To paraphrase William Shakespeare's renowned query, made more
appropriate since it took place in Denmark, the big question is why
there is so much furor posed in the Main Stream Media citing Obama's
mostly Republican critics over the president's decision to help Chicago
win its bid for the 2016 Summer Olympics?
Obama's choice to attend the International Olympic Committee meeting in
Copenhagen, in tandem with wife Michelle and prominent Chicago
residents such as Oprah, is in line with other world leaders, such as
Britain's prime minister Tony Blair who went much further to Singapore
to secure London as the venue in 2012 and Russia's Vladimir Putin who
flew an even greater distance to Guatemala when he successfully scored
the 2014 Winter Olympics for the city of Sochi in his nation.
It may well be that these government leaders upped the ante
regarding the expectations of the IOC delegates and it seems a small
price to pay considering the relatively scant time Obama will attend to
Chicago's big pitch.

Yet his Republican antagonists insist Obama's action will take time
away from what they deem more significant undertakings, such as -- are
you ready for a big laugh -- health care reform, which they have been
sabotaging from the outset.
They assert in their continuing and mostly
lockstep reasoning that Obama is wasting time on such a "frivolous" enterprise rather than addressing the nuclear build-up in
Iran, our
economic quagmire and the continuing mess in Afghanistan.
Indeed, Senator Christopher Bond (R-Missouri) found it "baffling
that he (Obama) has time to go to be on (sic) Copenhagen, to be on the
Letterman show and almost every other channel except the Food Channel
and Fox, but he doesn't have time to talk to General McChrystal."
In fact, as the White House points out, Obama regularly consults
with McChrystal, the Afghanistan commander, but what do facts matter
when the key agenda on the part of most Republican leaders is to run
Obama down at every opportunity?

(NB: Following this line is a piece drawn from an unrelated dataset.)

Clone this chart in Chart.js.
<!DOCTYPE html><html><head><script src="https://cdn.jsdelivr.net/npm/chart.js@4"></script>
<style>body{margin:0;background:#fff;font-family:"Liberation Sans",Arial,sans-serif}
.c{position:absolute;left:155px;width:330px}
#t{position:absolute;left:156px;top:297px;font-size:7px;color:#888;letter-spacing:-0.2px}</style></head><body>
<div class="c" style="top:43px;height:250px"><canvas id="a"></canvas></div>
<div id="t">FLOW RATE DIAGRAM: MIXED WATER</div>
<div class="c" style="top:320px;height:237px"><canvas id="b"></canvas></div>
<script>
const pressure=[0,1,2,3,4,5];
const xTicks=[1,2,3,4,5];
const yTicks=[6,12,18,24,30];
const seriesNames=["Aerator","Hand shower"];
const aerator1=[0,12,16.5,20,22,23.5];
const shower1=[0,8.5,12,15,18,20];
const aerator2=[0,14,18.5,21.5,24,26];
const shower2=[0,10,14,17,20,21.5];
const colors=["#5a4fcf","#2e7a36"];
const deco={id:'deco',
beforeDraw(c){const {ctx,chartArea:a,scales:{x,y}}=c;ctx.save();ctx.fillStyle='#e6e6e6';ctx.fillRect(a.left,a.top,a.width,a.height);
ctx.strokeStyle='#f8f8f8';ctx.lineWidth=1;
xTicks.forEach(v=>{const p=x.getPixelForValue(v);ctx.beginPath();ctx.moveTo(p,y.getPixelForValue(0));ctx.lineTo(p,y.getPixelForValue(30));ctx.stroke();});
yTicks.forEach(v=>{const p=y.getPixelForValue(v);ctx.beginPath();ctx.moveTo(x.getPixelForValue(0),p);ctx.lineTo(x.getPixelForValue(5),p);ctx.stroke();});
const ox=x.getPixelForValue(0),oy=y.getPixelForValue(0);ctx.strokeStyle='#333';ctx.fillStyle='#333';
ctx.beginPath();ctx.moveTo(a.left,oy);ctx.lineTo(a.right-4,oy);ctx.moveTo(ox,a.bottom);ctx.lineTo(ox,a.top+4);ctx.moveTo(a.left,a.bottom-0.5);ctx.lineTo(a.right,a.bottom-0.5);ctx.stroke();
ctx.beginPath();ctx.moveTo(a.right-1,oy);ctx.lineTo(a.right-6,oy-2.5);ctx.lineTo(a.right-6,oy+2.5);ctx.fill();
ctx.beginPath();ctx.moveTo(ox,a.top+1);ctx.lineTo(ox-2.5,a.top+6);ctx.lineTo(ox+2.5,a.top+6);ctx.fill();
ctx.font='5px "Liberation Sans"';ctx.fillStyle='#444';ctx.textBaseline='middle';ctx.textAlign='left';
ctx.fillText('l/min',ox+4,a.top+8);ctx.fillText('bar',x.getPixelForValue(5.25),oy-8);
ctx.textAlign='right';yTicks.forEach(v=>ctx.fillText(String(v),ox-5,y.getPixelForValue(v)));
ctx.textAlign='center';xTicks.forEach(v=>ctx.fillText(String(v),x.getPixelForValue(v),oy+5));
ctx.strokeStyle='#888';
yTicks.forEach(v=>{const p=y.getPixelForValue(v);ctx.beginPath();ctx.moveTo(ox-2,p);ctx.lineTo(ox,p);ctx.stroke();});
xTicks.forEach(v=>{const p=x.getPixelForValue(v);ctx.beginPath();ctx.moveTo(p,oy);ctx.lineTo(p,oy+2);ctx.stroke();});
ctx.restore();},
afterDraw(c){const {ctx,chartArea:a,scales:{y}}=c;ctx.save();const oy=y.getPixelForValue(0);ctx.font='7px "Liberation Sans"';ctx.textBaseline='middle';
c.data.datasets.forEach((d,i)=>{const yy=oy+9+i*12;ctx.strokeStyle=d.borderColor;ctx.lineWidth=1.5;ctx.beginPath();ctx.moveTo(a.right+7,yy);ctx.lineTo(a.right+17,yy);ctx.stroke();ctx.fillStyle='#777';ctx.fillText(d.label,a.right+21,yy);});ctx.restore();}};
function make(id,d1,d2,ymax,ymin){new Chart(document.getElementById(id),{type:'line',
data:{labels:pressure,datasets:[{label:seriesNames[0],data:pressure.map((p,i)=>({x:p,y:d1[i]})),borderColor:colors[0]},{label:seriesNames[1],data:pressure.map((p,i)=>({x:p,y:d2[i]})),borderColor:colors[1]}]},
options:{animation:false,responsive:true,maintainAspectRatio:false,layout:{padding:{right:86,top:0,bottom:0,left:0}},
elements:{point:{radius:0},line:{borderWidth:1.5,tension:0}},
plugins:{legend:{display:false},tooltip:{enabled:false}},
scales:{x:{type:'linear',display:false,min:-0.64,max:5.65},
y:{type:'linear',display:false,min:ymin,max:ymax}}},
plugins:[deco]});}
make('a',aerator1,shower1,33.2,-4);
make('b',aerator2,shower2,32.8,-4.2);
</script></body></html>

Yet the newspapers (consider today's
main story in the Los Angeles Times) and broadcast/cable programs, such
as those hosted by Anderson Cooper and Lou Dobbs on CNN, Brian Williams
on NBC, Charlie Gibson and Diane Sawyer on ABC, Katie Couric on CBS and
Bill O'Reilly on Fox News have allowed what should have been a
relatively apolitical and harmless action to be debated as possible
irresponsibility on the part of the president.
And why? Obama is expected to be in Copenhagen for only several
hours, and during the eight plus hours in the air to and from
Washington he will be able to study reports and be in telephonic
contact with everyone he needs, which is how he conducts much of his
business in the first place.
It's not as if he's suddenly taking a weekend holiday and will be
spending the day cavorting at Tivoli Gardens, and another traveling to
Funen Island, the home of Hans Christian Andersen. His critics make it
appear that, even during his relatively brief trip abroad, he will be
totally incommunicado from pleading requests for his time by heads of
state, cabinet secretaries and congressional leaders.

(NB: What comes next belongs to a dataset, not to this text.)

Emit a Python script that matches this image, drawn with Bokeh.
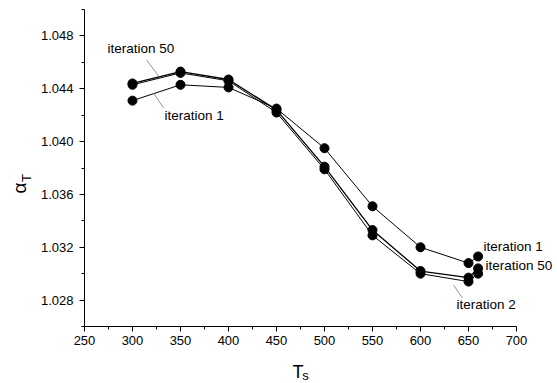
import math
from bokeh.plotting import figure
from bokeh.models import FixedTicker, NumeralTickFormatter, Label, Range1d
from bokeh.embed import file_html
from bokeh.resources import INLINE

# ---- data ----
ts = [300, 350, 400, 450, 500, 550, 600, 650, 660]
iter1 = [1.0431, 1.0443, 1.0441, 1.0425, 1.0395, 1.0351, 1.0320, 1.0308, 1.0313]
iter2 = [1.0443, 1.0452, 1.0446, 1.0422, 1.0379, 1.0329, 1.0300, 1.0294, 1.0300]
iter50 = [1.0444, 1.0453, 1.0447, 1.0424, 1.0381, 1.0333, 1.0302, 1.0297, 1.0304]

x_ticks = [250, 300, 350, 400, 450, 500, 550, 600, 650, 700]
x_minor = [275, 325, 375, 425, 475, 525, 575, 625, 675]
y_ticks = [1.028, 1.032, 1.036, 1.040, 1.044, 1.048]
y_minor = [1.026, 1.030, 1.034, 1.038, 1.042, 1.046, 1.050]

# annotation texts (data-space anchors) and their leader lines
ann_text = ["iteration 50", "iteration 1", "iteration 1", "iteration 50", "iteration 2"]
ann_x = [274.0, 333.3, 665.6, 667.7, 637.5]
ann_y = [1.04702, 1.04201, 1.03209, 1.03065, 1.02770]
lead_x0 = [314.6, 321.9, 634.4]
lead_y0 = [1.04618, 1.04368, 1.02914]
lead_x1 = [327.1, 332.3, 643.75]
lead_y1 = [1.04497, 1.04255, 1.02815]

FONT = "Liberation Sans"

# frame extends to the right edge so that the right-hand labels are not clipped;
# the x axis itself is bounded to 250..700
X_END = 700 + 40 / 0.96

p = figure(width=557, height=383, output_backend="svg", toolbar_location=None,
           x_range=Range1d(250, X_END), y_range=Range1d(1.026, 1.050),
           min_border_left=84, min_border_right=1, min_border_top=9, min_border_bottom=57)
p.outline_line_color = None
p.background_fill_color = "white"
p.border_fill_color = "white"
p.xgrid.visible = False
p.ygrid.visible = False

for ax, ticks, minor in ((p.xaxis[0], x_ticks, x_minor), (p.yaxis[0], y_ticks, y_minor)):
    ax.ticker = FixedTicker(ticks=ticks, minor_ticks=minor)
    ax.axis_line_color = "black"
    ax.axis_line_width = 1
    ax.major_tick_line_color = "black"
    ax.minor_tick_line_color = "black"
    ax.major_tick_in = 0
    ax.major_tick_out = 5
    ax.minor_tick_in = 0
    ax.minor_tick_out = 3
    ax.major_label_text_font = FONT
    ax.major_label_text_font_size = "13px"
    ax.major_label_text_color = "black"
p.xaxis[0].bounds = (250, 700)
p.yaxis[0].formatter = NumeralTickFormatter(format="0.000")
p.yaxis[0].major_label_standoff = 6
p.xaxis[0].major_label_standoff = 4

# series
p.line(ts, iter1, line_color="black", line_width=1)
p.line(ts, iter2, line_color="black", line_width=1)
p.line(ts, iter50, line_color="black", line_width=1.3)
for ys in (iter1, iter2, iter50):
    p.scatter(ts, ys, size=9, fill_color="black", line_color="black")

# leader lines
p.segment(lead_x0, lead_y0, lead_x1, lead_y1, line_color="#777777", line_width=0.8)

for t, x, y in zip(ann_text, ann_x, ann_y):
    p.add_layout(Label(x=x, y=y, text=t, text_font=FONT, text_font_size="13.5px",
                       text_align="left", text_baseline="middle", text_color="black"))

# axis titles (alpha_T and T_s): placed in side panels (not clipped to the frame),
# positioned through the plot's data scales
titles = [
    ("left", dict(x=182.4, y=1.03648, text="α", angle=math.pi / 2, text_font_size="19px")),
    ("left", dict(x=189.7, y=1.03724, text="T", angle=math.pi / 2, text_font_size="13px")),
    ("below", dict(x=472.4, y=1.02254, text="T", angle=0, text_font_size="18px")),
    ("below", dict(x=480.2, y=1.02228, text="s", angle=0, text_font_size="13px")),
]
for side, t in titles:
    p.add_layout(Label(text_font=FONT, text_align="center", text_baseline="middle",
                       text_color="black", **t), side)

open("out.html", "w").write(file_html(p, INLINE))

This brouhaha is nonsense and the only downside is if Chicago
doesn't get the bid. Frankly, I'm not sure it will, considering the
superior glamour of chief opponent Rio de Janeiro and the fact that
South America has never hosted the games. And if that happens Obama
will lose a bit of sparkle, but, as an advance warning to the Limbaugh
fanatics and GOP doomsayers, I'd say so what? Obama is not a miracle
maker and, hell, he will have tried. However, there's a stronger
possibility that Chicago has little chance at all if he doesn't make
the attempt.
And during it all he and the government will continue to perform any
necessary actions. But this is a point the Republicans continuously
deflect, because truth for them is lately in short supply.